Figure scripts

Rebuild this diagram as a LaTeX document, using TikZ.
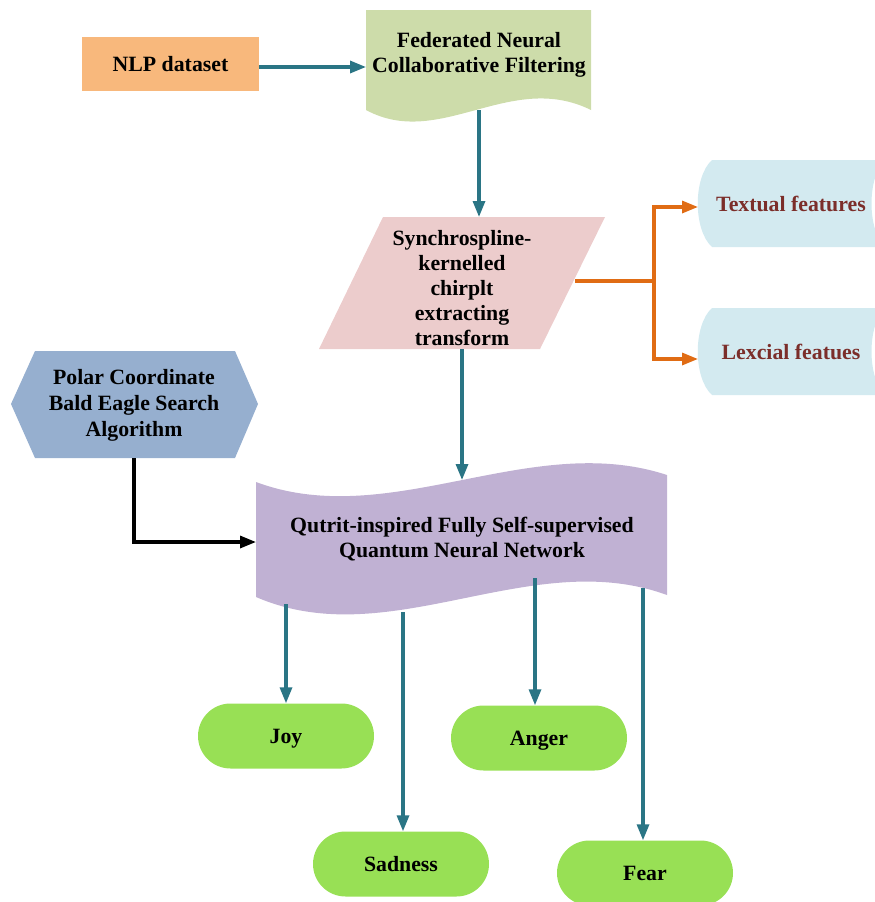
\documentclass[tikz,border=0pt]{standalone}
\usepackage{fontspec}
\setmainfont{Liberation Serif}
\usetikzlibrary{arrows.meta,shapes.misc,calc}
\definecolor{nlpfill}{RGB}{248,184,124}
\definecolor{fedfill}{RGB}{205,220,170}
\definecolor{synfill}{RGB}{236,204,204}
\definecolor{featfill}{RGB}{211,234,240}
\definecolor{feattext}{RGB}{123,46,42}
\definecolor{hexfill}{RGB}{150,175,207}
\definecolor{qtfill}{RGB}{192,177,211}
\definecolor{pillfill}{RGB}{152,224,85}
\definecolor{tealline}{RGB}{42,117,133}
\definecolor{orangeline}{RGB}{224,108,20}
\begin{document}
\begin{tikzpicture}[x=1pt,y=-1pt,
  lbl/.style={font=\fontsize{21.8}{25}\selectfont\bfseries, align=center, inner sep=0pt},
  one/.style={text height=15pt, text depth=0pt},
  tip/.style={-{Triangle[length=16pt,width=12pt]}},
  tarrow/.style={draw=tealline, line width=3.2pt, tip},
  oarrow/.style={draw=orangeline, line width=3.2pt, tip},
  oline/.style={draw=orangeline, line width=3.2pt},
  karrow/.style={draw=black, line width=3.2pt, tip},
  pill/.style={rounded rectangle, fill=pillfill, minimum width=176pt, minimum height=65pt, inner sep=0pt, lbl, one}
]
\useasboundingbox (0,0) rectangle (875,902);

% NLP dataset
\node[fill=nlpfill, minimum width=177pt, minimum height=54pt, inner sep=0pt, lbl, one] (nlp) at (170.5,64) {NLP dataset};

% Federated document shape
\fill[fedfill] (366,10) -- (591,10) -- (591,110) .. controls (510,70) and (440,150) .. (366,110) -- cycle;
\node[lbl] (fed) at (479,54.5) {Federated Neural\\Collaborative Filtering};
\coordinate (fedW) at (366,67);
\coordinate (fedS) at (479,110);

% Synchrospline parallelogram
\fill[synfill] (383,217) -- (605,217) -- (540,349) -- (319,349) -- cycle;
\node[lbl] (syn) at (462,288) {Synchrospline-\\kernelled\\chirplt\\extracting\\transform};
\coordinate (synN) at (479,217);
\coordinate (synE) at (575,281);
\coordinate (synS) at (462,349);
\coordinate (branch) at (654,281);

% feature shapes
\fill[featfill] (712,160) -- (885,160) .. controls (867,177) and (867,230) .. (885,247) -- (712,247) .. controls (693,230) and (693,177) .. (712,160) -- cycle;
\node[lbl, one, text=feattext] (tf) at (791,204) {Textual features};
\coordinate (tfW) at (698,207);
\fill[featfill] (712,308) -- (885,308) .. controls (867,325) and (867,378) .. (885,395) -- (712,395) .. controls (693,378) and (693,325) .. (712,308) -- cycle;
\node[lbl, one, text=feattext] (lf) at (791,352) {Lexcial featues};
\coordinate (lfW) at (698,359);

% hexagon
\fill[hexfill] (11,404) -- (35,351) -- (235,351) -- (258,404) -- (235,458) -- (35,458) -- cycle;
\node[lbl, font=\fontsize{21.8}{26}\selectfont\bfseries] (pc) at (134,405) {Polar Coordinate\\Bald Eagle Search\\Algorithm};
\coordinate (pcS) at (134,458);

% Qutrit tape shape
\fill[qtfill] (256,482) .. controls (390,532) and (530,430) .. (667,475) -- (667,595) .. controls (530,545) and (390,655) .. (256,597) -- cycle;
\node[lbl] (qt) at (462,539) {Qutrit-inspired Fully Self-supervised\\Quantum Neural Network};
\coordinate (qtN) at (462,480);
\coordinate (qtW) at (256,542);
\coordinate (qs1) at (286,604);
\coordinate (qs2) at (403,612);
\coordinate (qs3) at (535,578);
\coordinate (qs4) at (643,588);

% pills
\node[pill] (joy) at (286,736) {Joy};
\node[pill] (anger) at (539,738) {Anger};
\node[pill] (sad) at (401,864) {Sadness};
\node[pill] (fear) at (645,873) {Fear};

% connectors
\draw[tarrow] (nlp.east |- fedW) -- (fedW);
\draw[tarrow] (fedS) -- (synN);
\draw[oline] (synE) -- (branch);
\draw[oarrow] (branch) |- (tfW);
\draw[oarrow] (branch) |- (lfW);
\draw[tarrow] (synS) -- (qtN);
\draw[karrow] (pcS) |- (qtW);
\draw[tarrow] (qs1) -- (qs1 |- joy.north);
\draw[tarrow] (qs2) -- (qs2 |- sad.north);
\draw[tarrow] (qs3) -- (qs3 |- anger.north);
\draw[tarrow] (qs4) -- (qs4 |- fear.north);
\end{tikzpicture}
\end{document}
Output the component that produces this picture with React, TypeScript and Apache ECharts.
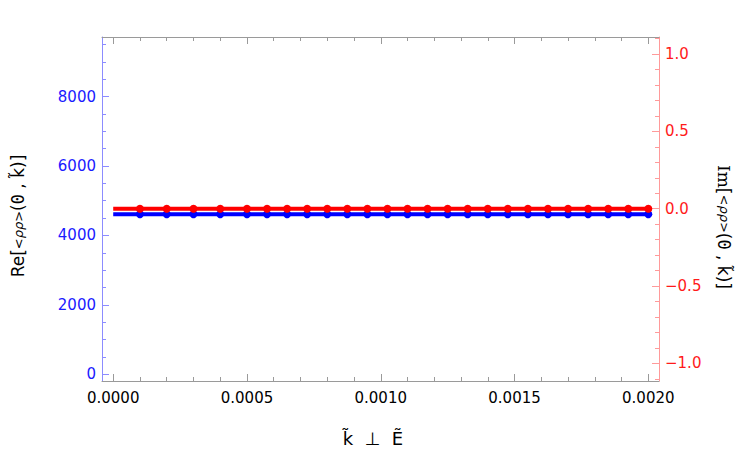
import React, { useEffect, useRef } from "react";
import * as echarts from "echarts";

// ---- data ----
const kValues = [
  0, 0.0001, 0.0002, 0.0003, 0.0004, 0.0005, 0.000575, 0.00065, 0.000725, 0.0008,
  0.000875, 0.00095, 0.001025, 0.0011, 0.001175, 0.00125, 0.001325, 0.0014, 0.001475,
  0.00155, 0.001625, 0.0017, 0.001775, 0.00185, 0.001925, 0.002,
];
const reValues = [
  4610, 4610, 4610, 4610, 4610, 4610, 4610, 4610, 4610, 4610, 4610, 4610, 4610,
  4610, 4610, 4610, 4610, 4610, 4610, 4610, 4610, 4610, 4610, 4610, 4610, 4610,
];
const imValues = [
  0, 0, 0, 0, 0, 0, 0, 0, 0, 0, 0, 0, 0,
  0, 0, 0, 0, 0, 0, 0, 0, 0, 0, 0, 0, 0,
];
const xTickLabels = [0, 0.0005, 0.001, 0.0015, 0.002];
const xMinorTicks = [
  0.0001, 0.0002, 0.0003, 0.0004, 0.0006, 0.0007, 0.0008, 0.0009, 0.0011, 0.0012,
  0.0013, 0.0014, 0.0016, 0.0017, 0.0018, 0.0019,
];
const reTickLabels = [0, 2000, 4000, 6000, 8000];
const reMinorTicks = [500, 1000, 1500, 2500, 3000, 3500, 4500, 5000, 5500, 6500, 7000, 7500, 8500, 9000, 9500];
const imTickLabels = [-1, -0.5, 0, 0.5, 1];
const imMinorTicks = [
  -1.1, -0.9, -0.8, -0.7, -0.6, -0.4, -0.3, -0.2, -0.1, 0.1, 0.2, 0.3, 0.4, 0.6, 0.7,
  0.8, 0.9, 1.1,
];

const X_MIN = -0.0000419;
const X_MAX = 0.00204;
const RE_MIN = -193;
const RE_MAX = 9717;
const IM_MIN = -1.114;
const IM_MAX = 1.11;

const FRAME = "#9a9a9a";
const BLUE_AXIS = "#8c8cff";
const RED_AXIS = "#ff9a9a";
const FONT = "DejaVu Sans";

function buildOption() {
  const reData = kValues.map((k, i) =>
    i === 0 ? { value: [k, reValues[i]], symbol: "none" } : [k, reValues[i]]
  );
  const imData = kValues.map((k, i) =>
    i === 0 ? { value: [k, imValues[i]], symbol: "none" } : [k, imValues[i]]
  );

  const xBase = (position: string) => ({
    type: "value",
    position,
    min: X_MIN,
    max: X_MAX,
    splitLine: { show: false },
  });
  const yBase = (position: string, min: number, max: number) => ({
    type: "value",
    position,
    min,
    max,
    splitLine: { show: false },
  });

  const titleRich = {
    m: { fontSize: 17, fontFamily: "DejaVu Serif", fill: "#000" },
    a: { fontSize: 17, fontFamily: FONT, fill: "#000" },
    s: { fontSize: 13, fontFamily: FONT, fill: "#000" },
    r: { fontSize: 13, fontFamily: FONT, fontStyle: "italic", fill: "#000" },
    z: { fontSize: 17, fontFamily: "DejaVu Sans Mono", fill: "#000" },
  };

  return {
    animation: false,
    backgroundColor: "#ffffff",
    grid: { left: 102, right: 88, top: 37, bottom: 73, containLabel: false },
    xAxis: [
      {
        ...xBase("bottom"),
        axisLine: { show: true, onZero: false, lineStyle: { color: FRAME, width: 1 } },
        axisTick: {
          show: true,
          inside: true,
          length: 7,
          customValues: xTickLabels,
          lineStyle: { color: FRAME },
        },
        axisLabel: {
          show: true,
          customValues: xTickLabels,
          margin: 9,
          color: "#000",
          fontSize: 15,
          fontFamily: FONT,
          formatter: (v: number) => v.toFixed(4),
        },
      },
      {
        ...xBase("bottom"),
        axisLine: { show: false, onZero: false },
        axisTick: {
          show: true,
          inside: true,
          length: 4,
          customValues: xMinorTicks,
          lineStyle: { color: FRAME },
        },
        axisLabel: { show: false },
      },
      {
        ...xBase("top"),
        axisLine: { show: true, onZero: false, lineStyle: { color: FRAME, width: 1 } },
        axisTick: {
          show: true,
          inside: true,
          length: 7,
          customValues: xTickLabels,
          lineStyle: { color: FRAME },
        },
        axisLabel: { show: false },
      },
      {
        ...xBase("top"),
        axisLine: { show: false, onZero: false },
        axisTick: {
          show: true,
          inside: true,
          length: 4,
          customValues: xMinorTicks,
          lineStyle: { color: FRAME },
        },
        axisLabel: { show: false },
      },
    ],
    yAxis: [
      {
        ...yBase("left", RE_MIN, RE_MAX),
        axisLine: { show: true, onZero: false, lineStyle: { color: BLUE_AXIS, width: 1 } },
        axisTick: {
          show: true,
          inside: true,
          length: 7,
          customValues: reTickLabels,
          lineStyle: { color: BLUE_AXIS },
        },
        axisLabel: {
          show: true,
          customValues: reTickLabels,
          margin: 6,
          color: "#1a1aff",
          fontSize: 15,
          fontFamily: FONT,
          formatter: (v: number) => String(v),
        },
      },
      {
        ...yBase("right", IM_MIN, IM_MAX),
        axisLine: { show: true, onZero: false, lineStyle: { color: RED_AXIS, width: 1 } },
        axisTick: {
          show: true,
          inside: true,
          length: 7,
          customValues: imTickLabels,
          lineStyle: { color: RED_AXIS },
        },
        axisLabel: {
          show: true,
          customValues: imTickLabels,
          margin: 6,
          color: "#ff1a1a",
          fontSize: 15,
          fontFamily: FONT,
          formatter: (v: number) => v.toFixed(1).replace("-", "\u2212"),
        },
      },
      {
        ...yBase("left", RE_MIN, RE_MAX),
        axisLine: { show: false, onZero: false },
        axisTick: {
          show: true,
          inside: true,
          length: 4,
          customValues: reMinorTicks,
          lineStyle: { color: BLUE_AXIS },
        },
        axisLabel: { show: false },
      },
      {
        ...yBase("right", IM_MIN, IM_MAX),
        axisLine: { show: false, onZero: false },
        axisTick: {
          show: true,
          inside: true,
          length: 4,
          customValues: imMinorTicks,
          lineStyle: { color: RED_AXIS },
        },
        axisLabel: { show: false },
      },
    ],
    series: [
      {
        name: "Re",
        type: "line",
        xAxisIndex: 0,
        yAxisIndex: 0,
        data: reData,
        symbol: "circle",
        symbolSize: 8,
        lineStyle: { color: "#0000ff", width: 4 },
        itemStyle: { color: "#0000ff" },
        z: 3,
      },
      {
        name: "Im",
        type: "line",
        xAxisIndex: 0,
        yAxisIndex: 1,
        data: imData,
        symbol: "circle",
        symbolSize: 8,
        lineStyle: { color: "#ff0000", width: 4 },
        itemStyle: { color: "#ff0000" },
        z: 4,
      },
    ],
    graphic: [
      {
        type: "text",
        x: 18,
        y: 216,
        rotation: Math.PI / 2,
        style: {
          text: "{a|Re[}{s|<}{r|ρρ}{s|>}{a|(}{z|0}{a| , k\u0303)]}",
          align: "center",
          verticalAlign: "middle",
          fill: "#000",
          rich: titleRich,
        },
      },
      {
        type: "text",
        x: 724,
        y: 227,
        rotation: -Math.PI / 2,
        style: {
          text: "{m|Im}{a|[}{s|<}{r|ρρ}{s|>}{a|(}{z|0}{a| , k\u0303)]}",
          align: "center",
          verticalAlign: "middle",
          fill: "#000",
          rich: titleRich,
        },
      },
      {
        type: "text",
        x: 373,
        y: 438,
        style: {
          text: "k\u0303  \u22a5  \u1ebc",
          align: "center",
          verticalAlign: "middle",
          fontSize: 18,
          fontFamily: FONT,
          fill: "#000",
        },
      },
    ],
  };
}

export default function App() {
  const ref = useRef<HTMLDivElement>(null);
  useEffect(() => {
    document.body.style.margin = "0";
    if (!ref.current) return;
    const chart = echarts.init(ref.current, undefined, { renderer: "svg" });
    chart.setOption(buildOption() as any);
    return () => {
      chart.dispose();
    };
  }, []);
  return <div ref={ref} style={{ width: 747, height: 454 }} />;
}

### [EXERCISE OBJECTIVE]
Pick out the lines that have the word "React". Copy them all.

### [OUTPUT FOR THIS TASK]
Output the component that produces this picture with React, TypeScript and Apache ECharts.
import React, { useEffect, useRef } from "react";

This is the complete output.